== REQUIREMENTS ==
Restate, exactly and only, the lines from the first through the line containing "fig = plt.figure(figsize=(W".
=== COLLECTED DATA ===
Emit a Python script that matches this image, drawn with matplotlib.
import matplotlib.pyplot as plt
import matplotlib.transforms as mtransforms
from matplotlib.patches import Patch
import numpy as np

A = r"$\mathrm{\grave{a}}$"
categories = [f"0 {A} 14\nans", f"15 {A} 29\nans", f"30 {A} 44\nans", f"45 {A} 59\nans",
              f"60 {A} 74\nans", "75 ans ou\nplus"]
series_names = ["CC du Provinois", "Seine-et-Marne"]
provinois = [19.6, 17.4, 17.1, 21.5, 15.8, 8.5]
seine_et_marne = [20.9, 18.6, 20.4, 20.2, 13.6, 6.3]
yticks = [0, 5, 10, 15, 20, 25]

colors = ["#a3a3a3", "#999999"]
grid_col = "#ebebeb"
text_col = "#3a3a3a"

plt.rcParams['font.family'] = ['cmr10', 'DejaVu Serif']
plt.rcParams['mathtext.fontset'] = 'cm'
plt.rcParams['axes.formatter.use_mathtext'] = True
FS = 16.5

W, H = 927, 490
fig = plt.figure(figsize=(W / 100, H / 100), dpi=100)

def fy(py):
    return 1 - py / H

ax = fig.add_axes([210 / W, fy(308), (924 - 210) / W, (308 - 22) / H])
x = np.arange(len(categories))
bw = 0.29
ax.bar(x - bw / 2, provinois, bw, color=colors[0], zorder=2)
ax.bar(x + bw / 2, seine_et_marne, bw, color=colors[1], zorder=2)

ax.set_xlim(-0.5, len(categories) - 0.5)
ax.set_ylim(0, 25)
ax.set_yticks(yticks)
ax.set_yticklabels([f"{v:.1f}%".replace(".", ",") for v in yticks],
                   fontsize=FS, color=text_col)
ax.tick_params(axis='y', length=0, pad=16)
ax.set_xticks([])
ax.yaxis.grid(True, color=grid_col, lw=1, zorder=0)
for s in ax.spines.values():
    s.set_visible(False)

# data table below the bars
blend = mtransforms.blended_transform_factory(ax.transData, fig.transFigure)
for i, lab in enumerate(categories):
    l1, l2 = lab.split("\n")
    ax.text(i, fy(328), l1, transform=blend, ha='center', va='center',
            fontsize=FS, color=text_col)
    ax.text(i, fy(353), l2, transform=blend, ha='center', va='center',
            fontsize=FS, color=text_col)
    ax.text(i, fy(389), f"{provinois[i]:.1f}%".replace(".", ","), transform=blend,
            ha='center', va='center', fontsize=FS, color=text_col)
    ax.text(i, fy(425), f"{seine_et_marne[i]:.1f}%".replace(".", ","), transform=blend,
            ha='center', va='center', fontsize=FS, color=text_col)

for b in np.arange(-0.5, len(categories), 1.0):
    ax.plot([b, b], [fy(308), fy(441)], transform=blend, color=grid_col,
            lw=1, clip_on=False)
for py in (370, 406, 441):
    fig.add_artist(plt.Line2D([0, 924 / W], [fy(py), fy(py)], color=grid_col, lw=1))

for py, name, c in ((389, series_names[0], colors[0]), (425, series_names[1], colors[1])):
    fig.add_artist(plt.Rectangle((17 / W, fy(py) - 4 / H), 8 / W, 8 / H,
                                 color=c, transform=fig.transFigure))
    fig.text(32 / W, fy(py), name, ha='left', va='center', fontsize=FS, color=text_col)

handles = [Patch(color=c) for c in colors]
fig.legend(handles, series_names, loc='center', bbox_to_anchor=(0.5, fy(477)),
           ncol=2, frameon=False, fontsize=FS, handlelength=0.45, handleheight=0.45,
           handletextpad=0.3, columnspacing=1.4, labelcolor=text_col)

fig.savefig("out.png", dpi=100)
===
== EXERCISE RESPONSE ==
Emit a Python script that matches this image, drawn with matplotlib.
import matplotlib.pyplot as plt
import matplotlib.transforms as mtransforms
from matplotlib.patches import Patch
import numpy as np

A = r"$\mathrm{\grave{a}}$"
categories = [f"0 {A} 14\nans", f"15 {A} 29\nans", f"30 {A} 44\nans", f"45 {A} 59\nans",
              f"60 {A} 74\nans", "75 ans ou\nplus"]
series_names = ["CC du Provinois", "Seine-et-Marne"]
provinois = [19.6, 17.4, 17.1, 21.5, 15.8, 8.5]
seine_et_marne = [20.9, 18.6, 20.4, 20.2, 13.6, 6.3]
yticks = [0, 5, 10, 15, 20, 25]

colors = ["#a3a3a3", "#999999"]
grid_col = "#ebebeb"
text_col = "#3a3a3a"

plt.rcParams['font.family'] = ['cmr10', 'DejaVu Serif']
plt.rcParams['mathtext.fontset'] = 'cm'
plt.rcParams['axes.formatter.use_mathtext'] = True
FS = 16.5

W, H = 927, 490
fig = plt.figure(figsize=(W / 100, H / 100), dpi=100)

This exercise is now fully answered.